WHAT YOU WILL DO -
Show every line below where "that" can be found.

DATA FOR THIS EXERCISE -
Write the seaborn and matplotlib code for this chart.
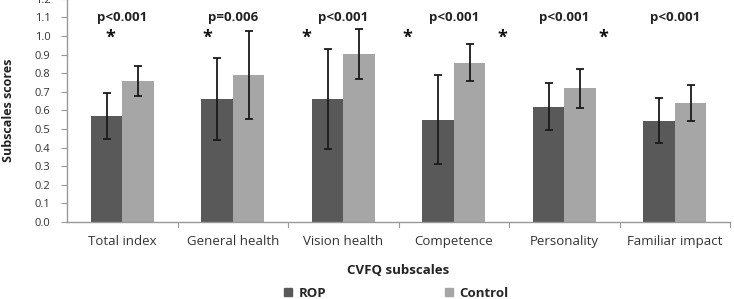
import matplotlib
matplotlib.use("Agg")
import matplotlib.pyplot as plt
import pandas as pd
import seaborn as sns

subscales = ["Total index", "General health", "Vision health", "Competence", "Personality", "Familiar impact"]
rop_mean = [0.57, 0.66, 0.66, 0.55, 0.62, 0.545]
rop_sd = [0.125, 0.22, 0.27, 0.24, 0.125, 0.12]
control_mean = [0.76, 0.79, 0.905, 0.857, 0.72, 0.64]
control_sd = [0.08, 0.235, 0.135, 0.10, 0.105, 0.095]
p_labels = ["p<0.001", "p=0.006", "p<0.001", "p<0.001", "p<0.001", "p<0.001"]
star_x = [-0.11, 0.77, 1.67, 2.58, 3.44, 4.35]  # asterisks sit a bit off-centre in the original

sns.set_style("white")
plt.rcParams["font.family"] = ["Open Sans", "DejaVu Sans"]

df = pd.DataFrame({
    "subscale": subscales * 2,
    "group": ["ROP"] * len(subscales) + ["Control"] * len(subscales),
    "score": rop_mean + control_mean,
})
sds = rop_sd + control_sd

fig = plt.figure(figsize=(7.34, 2.99), dpi=100)
ax = fig.add_axes([0.0913, 0.2575, 0.9033, 0.7465])

sns.barplot(data=df, x="subscale", y="score", hue="group", order=subscales,
            hue_order=["ROP", "Control"], palette=["#595959", "#a6a6a6"],
            width=0.57, errorbar=None, ax=ax, legend=False, linewidth=0, saturation=1)

# error bars on each bar centre
for patch, sd in zip(ax.patches, sds):
    cx = patch.get_x() + patch.get_width() / 2
    ax.errorbar(cx, patch.get_height(), yerr=sd, fmt="none", ecolor="#1a1a1a",
                elinewidth=1.3, capsize=3, capthick=1.3)

for i, lab in enumerate(p_labels):
    ax.text(i, 1.1, lab, ha="center", va="center", fontsize=9.5, fontweight="bold", color="#222222")

for x in star_x:
    ax.text(x, 0.99, "*", ha="center", va="center", fontsize=13, fontweight="bold", color="#111111")

ax.set_ylim(0, 1.2)
ax.set_xlim(-0.5, 5.5)
ax.set_yticks([i / 10 for i in range(13)])
ax.set_yticklabels([f"{i / 10:.1f}" for i in range(13)], fontsize=8, color="#333333")
ax.set_xticks(range(len(subscales)))
ax.set_xticklabels(subscales, fontsize=9.5, color="#333333")
ax.tick_params(axis="x", length=0, pad=9)
ax.tick_params(axis="y", length=4, width=0.8, color="#999999", direction="out", left=True, pad=8)
for x in [0.5, 1.5, 2.5, 3.5, 4.5, 5.5]:
    ax.plot([x, x], [0, -0.025], color="#999999", lw=0.8, clip_on=False)

for side in ["top", "right"]:
    ax.spines[side].set_visible(False)
for side in ["left", "bottom"]:
    ax.spines[side].set_color("#999999")
    ax.spines[side].set_linewidth(1.0)

ax.set_xlabel("CVFQ subscales", fontsize=9.5, fontweight="bold", color="#222222", labelpad=12)
ax.set_ylabel("Subscales scores", fontsize=9, fontweight="bold", color="#222222", labelpad=14)

handles = [plt.Rectangle((0, 0), 1, 1, color="#595959"), plt.Rectangle((0, 0), 1, 1, color="#a6a6a6")]
fig.legend(handles, ["ROP", "Control"], loc="center", bbox_to_anchor=(0.54, 0.02), ncol=2,
           frameon=False, handlelength=0.6, handleheight=0.6, handletextpad=0.5,
           columnspacing=9, prop={"weight": "bold", "size": 9.5})

fig.savefig("out.png", dpi=100)
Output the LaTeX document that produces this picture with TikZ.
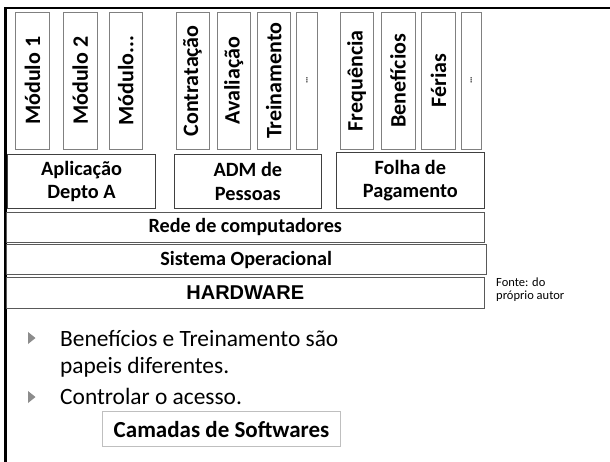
\documentclass[tikz,border=0pt]{standalone}
\usepackage{fontspec}
\setmainfont{Carlito}
\newfontfamily\arialfont{Liberation Sans}
\begin{document}
\begin{tikzpicture}[x=1pt,y=-1pt,
  modbox/.style={draw=black!50,line width=0.9pt,rotate=90,inner sep=0pt,
    font=\bfseries\fontsize{22}{24}\selectfont},
  midbox/.style={draw=black!75,line width=0.9pt,inner sep=0pt,align=center,
    font=\bfseries\fontsize{20.3}{23.5}\selectfont},
  laybox/.style={draw=black!65,line width=0.9pt,inner sep=0pt,
    font=\bfseries\fontsize{20.2}{23.5}\selectfont},
  bultext/.style={anchor=base west,inner sep=0pt,font=\fontsize{23.4}{28}\selectfont},
  bulmark/.style={fill=black!45},
  srctext/.style={anchor=base west,inner sep=0pt,font=\fontsize{12.5}{13}\selectfont}
]
\useasboundingbox (0,0) rectangle (610,462);
% frame
\draw[line width=2.7pt,line cap=rect] (5.3,462) -- (5.3,8) -- (610,8);
% module boxes (x1,x2)
\newcommand{\modnode}[4]{%
  \node[modbox,minimum width=137.5pt,minimum height={#3-#2}] (#1) at ({(#2+#3)/2},80.75) {#4};}
\modnode{m1}{15.7}{49.3}{Módulo 1}
\modnode{m2}{63.3}{97.3}{Módulo 2}
\modnode{m3}{109.3}{142.3}{Módulo...}
\modnode{contr}{176}{209}{Contratação}
\modnode{aval}{217.3}{250}{Avaliação}
\modnode{trein}{257.3}{290}{Treinamento}
\node[modbox,minimum width=137.5pt,minimum height=20.6pt,font=\bfseries\fontsize{9}{10}\selectfont] (d1) at (307,80.75) {…};
\modnode{freq}{340}{373.3}{Frequência}
\modnode{benef}{381}{415}{Benefícios}
\modnode{ferias}{421.7}{455.3}{Férias}
\node[modbox,minimum width=137.5pt,minimum height=20.7pt,font=\bfseries\fontsize{9}{10}\selectfont] (d2) at (471.35,80.75) {…};
% middle boxes
\node[midbox,minimum width=148.4pt,minimum height=54pt] (apl) at (81.5,181.3) {Aplicação\\Depto A};
\node[midbox,minimum width=147.7pt,minimum height=54pt] (adm) at (247.85,181.5) {ADM de\\Pessoas};
\node[midbox,minimum width=148pt,minimum height=55.6pt] (folha) at (410.3,180.5) {Folha de\\Pagamento};
% layers
\node[laybox,minimum width=478pt,minimum height=30pt] (rede) at (245.3,227.3) {Rede de computadores};
\node[laybox,minimum width=479.5pt,minimum height=30.7pt] (so) at (246.2,259.6) {Sistema Operacional};
\node[laybox,minimum width=478pt,minimum height=30.6pt,font=\arialfont\bfseries\fontsize{20}{23}\selectfont] (hw) at (245.3,293) {HARDWARE};
% source
\node[srctext] (f1) at (496,287) {Fonte: do};
\node[srctext] (f2) at (496,299.5) {próprio autor};
% bullets
\fill[bulmark] (28,332) -- (35.5,338) -- (28,344) -- cycle;
\node[bultext] (b1) at (60,346) {Benefícios e Treinamento são};
\node[bultext] (b1b) at (60,373.5) {papeis diferentes.};
\fill[bulmark] (28,391) -- (35.5,397) -- (28,403) -- cycle;
\node[bultext] (b2) at (60,404.5) {Controlar o acesso.};
% caption box
\node[draw=black!25,line width=0.9pt,inner sep=0pt,minimum width=238.4pt,minimum height=35pt,
  font=\bfseries\fontsize{23}{26}\selectfont] (cam) at (221.5,429.2) {Camadas de Softwares};
\end{tikzpicture}
\end{document}
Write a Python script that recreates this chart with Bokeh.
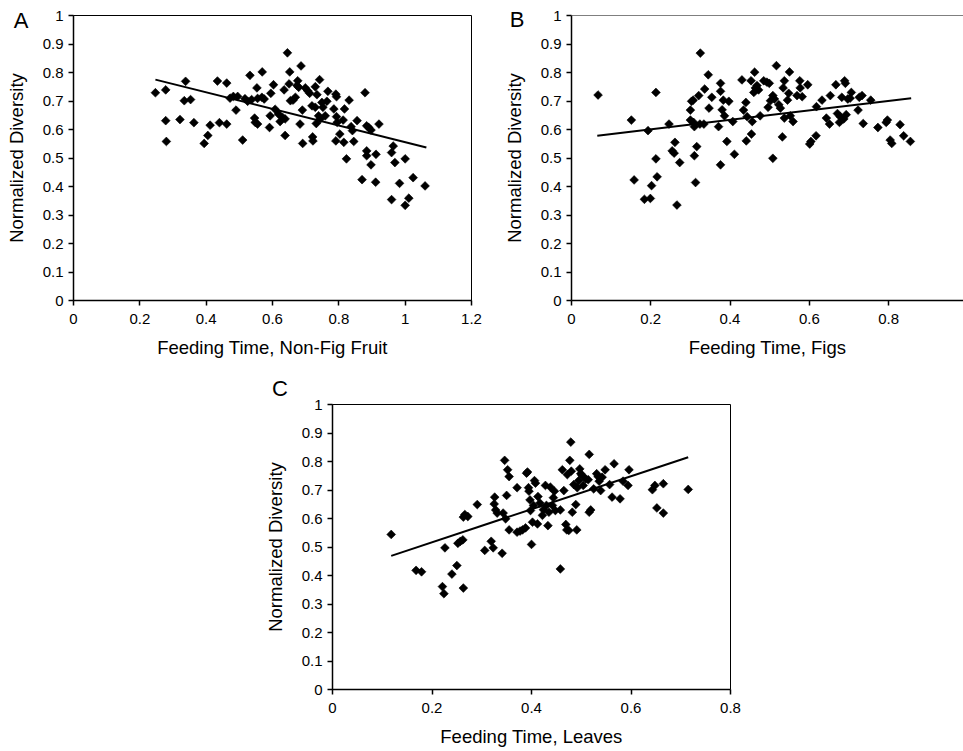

RESPONSE BELOW -
Output the LaTeX document that produces this picture with TikZ.
Write a Python script that recreates this chart with Bokeh.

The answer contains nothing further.